Sentry security incident
Sentry · Sentry (hosted)
On Sunday, June 12, 2016 at 10:13 PDT, Sentry received an external security report that one of its S3 buckets — used for partial database backups including user accounts and API tokens — had permissions that allowed any authenticated AWS user who knew the bucket name to read and modify it. The team confirmed the issue at 10:20 and immediately revoked permissions and credentials on the affected bucket, then audited every other bucket and confirmed the misconfiguration was isolated.
The cause was two conflicting S3 ACL policies on the same bucket: a permissive one that allowed any authenticated AWS user, and a restrictive one that limited access to specific accounts. AWS resolved the conflict by allowing the access (the “more-correct” restrictive policy was not the one that won).
While running the threat-mitigation workstream in parallel with the investigation, Sentry rotated internal credentials for its SSO providers (Google and GitHub) by 11:14 — every active session was invalidated and users had to re-authenticate. By 12:40 the affected bucket had been moved to a less-guessable name with corrected ACLs.
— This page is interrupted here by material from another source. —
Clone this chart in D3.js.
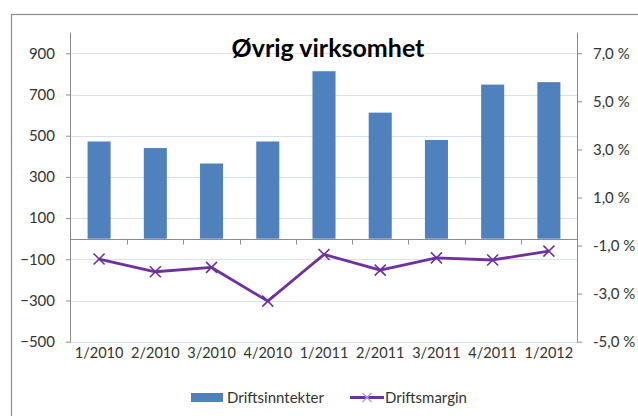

They contacted integration partners (notably Atlassian, since the JIRA plugin stored passwords in plaintext as part of its integration config). On the afternoon of June 12 they built a password-expiration flow and held off enforcing it pending evidence of actual access. On June 13 at 15:12 they force-expired all pre-existing passwords and emailed every potentially-affected customer. At 16:49 they shipped pre-encrypting backups before sending them to S3.
On June 14 at 12:12 PDT the investigation concluded no third party had actually accessed the backups. Sentry consequently dropped the forced API-token rotation and removed the forced-password-expiration flag on accounts still pending it.
Committed follow-ups: ship multi-factor auth (already in production for the Sentry team for several weeks at the time), encrypt API tokens and integration settings at rest in the database so a backup leak alone is insufficient, and migrate integrations like JIRA to OAuth flows where possible to avoid storing third-party passwords.